_What is needed:_ Exclude images, then output the remaining data verbatim.

_Provided data:_

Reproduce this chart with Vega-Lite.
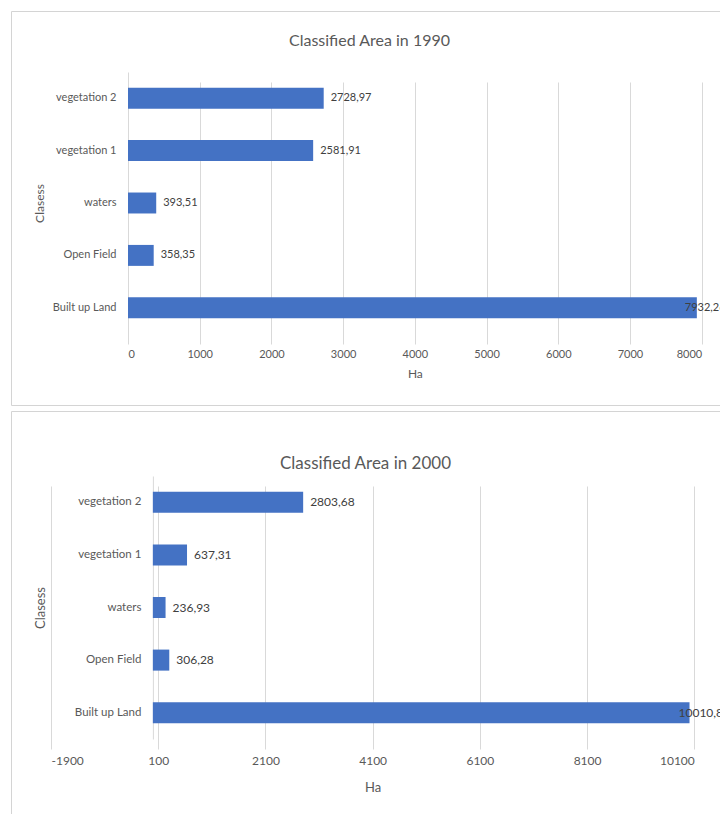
{
  "$schema": "https://vega.github.io/schema/vega-lite/v6.json",
  "padding": {"left": 10, "top": 10, "right": 0, "bottom": 0},
  "bounds": "flush",
  "spacing": 6,
  "config": {
    "locale": {"number": {"decimal": ",", "thousands": ".", "grouping": [3], "currency": ["", ""], "minus": "-"}},
    "font": "Lato",
    "view": {"stroke": "#d4d4d4", "strokeWidth": 1},
    "axis": {
      "labelColor": "#595959",
      "titleColor": "#595959",
      "titleFontWeight": "normal",
      "labelFont": "Lato",
      "titleFont": "Lato",
      "gridColor": "#d9d9d9",
      "domainColor": "#d9d9d9",
      "ticks": false
    },
    "title": {"color": "#595959", "fontWeight": "normal", "font": "Lato"}
  },
  "vconcat": [
    {
      "width": 709,
      "height": 394,
      "title": {"text": "Classified Area in 1990", "fontSize": 16, "offset": -46, "baseline": "middle", "frame": "group", "anchor": "middle", "dx": 4},
      "data": {"values": [
        {"class": "vegetation 2", "ha": 2728.97},
        {"class": "vegetation 1", "ha": 2581.91},
        {"class": "waters", "ha": 393.51},
        {"class": "Open Field", "ha": 358.35},
        {"class": "Built up Land", "ha": 7932.26}
      ]},
      "encoding": {
        "y": {
          "field": "class", "type": "nominal",
          "sort": ["vegetation 2", "vegetation 1", "waters", "Open Field", "Built up Land"],
          "scale": {"range": [61, 323], "paddingInner": 0.6, "paddingOuter": 0.3},
          "axis": {"title": "Clasess", "offset": -117, "labelPadding": 12, "labelFontSize": 11, "titleFontSize": 12, "titleX": -89, "titleBaseline": "middle", "domain": true, "grid": false}
        },
        "x": {
          "field": "ha", "type": "quantitative",
          "scale": {"domain": [0, 8000], "range": [117, 690.7], "nice": false},
          "axis": {"title": "Ha", "values": [0, 1000, 2000, 3000, 4000, 5000, 6000, 7000, 8000], "format": "d", "offset": -68, "domain": false, "grid": true, "labelPadding": 11, "labelFontSize": 11, "titleFontSize": 12, "titlePadding": 9}
        }
      },
      "layer": [
        {"mark": {"type": "bar", "color": "#4472C4"}},
        {
          "transform": [{"filter": "datum.ha < 7000"}],
          "mark": {"type": "text", "align": "left", "baseline": "middle", "dx": 7, "fontSize": 11, "color": "#404040"},
          "encoding": {"text": {"field": "ha", "type": "quantitative", "format": ".2f"}}
        },
        {
          "transform": [{"filter": "datum.ha >= 7000"}],
          "mark": {"type": "text", "align": "left", "baseline": "middle", "dx": -12, "fontSize": 11, "color": "#404040", "clip": true},
          "encoding": {"text": {"field": "ha", "type": "quantitative", "format": ".2f"}}
        }
      ]
    },
    {
      "width": 709,
      "height": 403,
      "title": {"text": "Classified Area in 2000", "fontSize": 17, "offset": -70, "baseline": "middle", "frame": "group", "anchor": "middle", "dx": 0},
      "data": {"values": [
        {"class": "vegetation 2", "ha": 2803.68},
        {"class": "vegetation 1", "ha": 637.31},
        {"class": "waters", "ha": 236.93},
        {"class": "Open Field", "ha": 306.28},
        {"class": "Built up Land", "ha": 10010.8}
      ]},
      "encoding": {
        "y": {
          "field": "class", "type": "nominal",
          "sort": ["vegetation 2", "vegetation 1", "waters", "Open Field", "Built up Land"],
          "scale": {"range": [65, 328], "paddingInner": 0.6, "paddingOuter": 0.3},
          "axis": {"title": "Clasess", "offset": -141.9, "labelPadding": 12, "labelFontSize": 11.5, "titleFontSize": 13, "titleX": -112, "titleBaseline": "middle", "domain": true, "grid": false}
        },
        "x": {
          "field": "ha", "type": "quantitative",
          "scale": {"domain": [-1900, 10100], "range": [40, 683.3], "nice": false, "zero": false},
          "axis": {"title": "Ha", "values": [-1900, 100, 2100, 4100, 6100, 8100, 10100], "format": "d", "offset": -75, "domain": false, "grid": true, "labelPadding": 16, "labelFontSize": 12, "titleFontSize": 13, "titlePadding": 15}
        }
      },
      "layer": [
        {"mark": {"type": "bar", "color": "#4472C4"}},
        {
          "transform": [{"filter": "datum.ha < 7000"}],
          "mark": {"type": "text", "align": "left", "baseline": "middle", "dx": 7, "fontSize": 12, "color": "#404040"},
          "encoding": {"text": {"field": "ha", "type": "quantitative", "format": ".2f"}}
        },
        {
          "transform": [{"filter": "datum.ha >= 7000"}],
          "mark": {"type": "text", "align": "left", "baseline": "middle", "dx": -11, "fontSize": 12, "color": "#404040", "clip": true},
          "encoding": {"text": {"field": "ha", "type": "quantitative", "format": ".2f"}}
        }
      ]
    }
  ]
}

_Solution for this problem:_
Reproduce this chart with Vega-Lite.
{
  "$schema": "https://vega.github.io/schema/vega-lite/v6.json",
  "padding": {"left": 10, "top": 10, "right": 0, "bottom": 0},
  "bounds": "flush",
  "spacing": 6,
  "config": {
    "locale": {"number": {"decimal": ",", "thousands": ".", "grouping": [3], "currency": ["", ""], "minus": "-"}},
    "font": "Lato",
    "view": {"stroke": "#d4d4d4", "strokeWidth": 1},
    "axis": {
      "labelColor": "#595959",
      "titleColor": "#595959",
      "titleFontWeight": "normal",
      "labelFont": "Lato",
      "titleFont": "Lato",
      "gridColor": "#d9d9d9",
      "domainColor": "#d9d9d9",
      "ticks": false
    },
    "title": {"color": "#595959", "fontWeight": "normal", "font": "Lato"}
  },
  "vconcat": [
    {
      "width": 709,
      "height": 394,
      "title": {"text": "Classified Area in 1990", "fontSize": 16, "offset": -46, "baseline": "middle", "frame": "group", "anchor": "middle", "dx": 4},
      "data": {"values": [
        {"class": "vegetation 2", "ha": 2728.97},
        {"class": "vegetation 1", "ha": 2581.91},
        {"class": "waters", "ha": 393.51},
        {"class": "Open Field", "ha": 358.35},
        {"class": "Built up Land", "ha": 7932.26}
      ]},
      "encoding": {
        "y": {
          "field": "class", "type": "nominal",
          "sort": ["vegetation 2", "vegetation 1", "waters", "Open Field", "Built up Land"],
          "scale": {"range": [61, 323], "paddingInner": 0.6, "paddingOuter": 0.3},
          "axis": {"title": "Clasess", "offset": -117, "labelPadding": 12, "labelFontSize": 11, "titleFontSize": 12, "titleX": -89, "titleBaseline": "middle", "domain": true, "grid": false}
        },
        "x": {
          "field": "ha", "type": "quantitative",
          "scale": {"domain": [0, 8000], "range": [117, 690.7], "nice": false},
          "axis": {"title": "Ha", "values": [0, 1000, 2000, 3000, 4000, 5000, 6000, 7000, 8000], "format": "d", "offset": -68, "domain": false, "grid": true, "labelPadding": 11, "labelFontSize": 11, "titleFontSize": 12, "titlePadding": 9}
        }
      },
      "layer": [
        {"mark": {"type": "bar", "color": "#4472C4"}},
        {
          "transform": [{"filter": "datum.ha < 7000"}],
          "mark": {"type": "text", "align": "left", "baseline": "middle", "dx": 7, "fontSize": 11, "color": "#404040"},
          "encoding": {"text": {"field": "ha", "type": "quantitative", "format": ".2f"}}
        },
        {
          "transform": [{"filter": "datum.ha >= 7000"}],
          "mark": {"type": "text", "align": "left", "baseline": "middle", "dx": -12, "fontSize": 11, "color": "#404040", "clip": true},
          "encoding": {"text": {"field": "ha", "type": "quantitative", "format": ".2f"}}
        }
      ]
    },
    {
      "width": 709,
      "height": 403,
      "title": {"text": "Classified Area in 2000", "fontSize": 17, "offset": -70, "baseline": "middle", "frame": "group", "anchor": "middle", "dx": 0},
      "data": {"values": [
        {"class": "vegetation 2", "ha": 2803.68},
        {"class": "vegetation 1", "ha": 637.31},
        {"class": "waters", "ha": 236.93},
        {"class": "Open Field", "ha": 306.28},
        {"class": "Built up Land", "ha": 10010.8}
      ]},
      "encoding": {
        "y": {
          "field": "class", "type": "nominal",
          "sort": ["vegetation 2", "vegetation 1", "waters", "Open Field", "Built up Land"],
          "scale": {"range": [65, 328], "paddingInner": 0.6, "paddingOuter": 0.3},
          "axis": {"title": "Clasess", "offset": -141.9, "labelPadding": 12, "labelFontSize": 11.5, "titleFontSize": 13, "titleX": -112, "titleBaseline": "middle", "domain": true, "grid": false}
        },
        "x": {
          "field": "ha", "type": "quantitative",
          "scale": {"domain": [-1900, 10100], "range": [40, 683.3], "nice": false, "zero": false},
          "axis": {"title": "Ha", "values": [-1900, 100, 2100, 4100, 6100, 8100, 10100], "format": "d", "offset": -75, "domain": false, "grid": true, "labelPadding": 16, "labelFontSize": 12, "titleFontSize": 13, "titlePadding": 15}
        }
      },
      "layer": [
        {"mark": {"type": "bar", "color": "#4472C4"}},
        {
          "transform": [{"filter": "datum.ha < 7000"}],
          "mark": {"type": "text", "align": "left", "baseline": "middle", "dx": 7, "fontSize": 12, "color": "#404040"},
          "encoding": {"text": {"field": "ha", "type": "quantitative", "format": ".2f"}}
        },
        {
          "transform": [{"filter": "datum.ha >= 7000"}],
          "mark": {"type": "text", "align": "left", "baseline": "middle", "dx": -11, "fontSize": 12, "color": "#404040", "clip": true},
          "encoding": {"text": {"field": "ha", "type": "quantitative", "format": ".2f"}}
        }
      ]
    }
  ]
}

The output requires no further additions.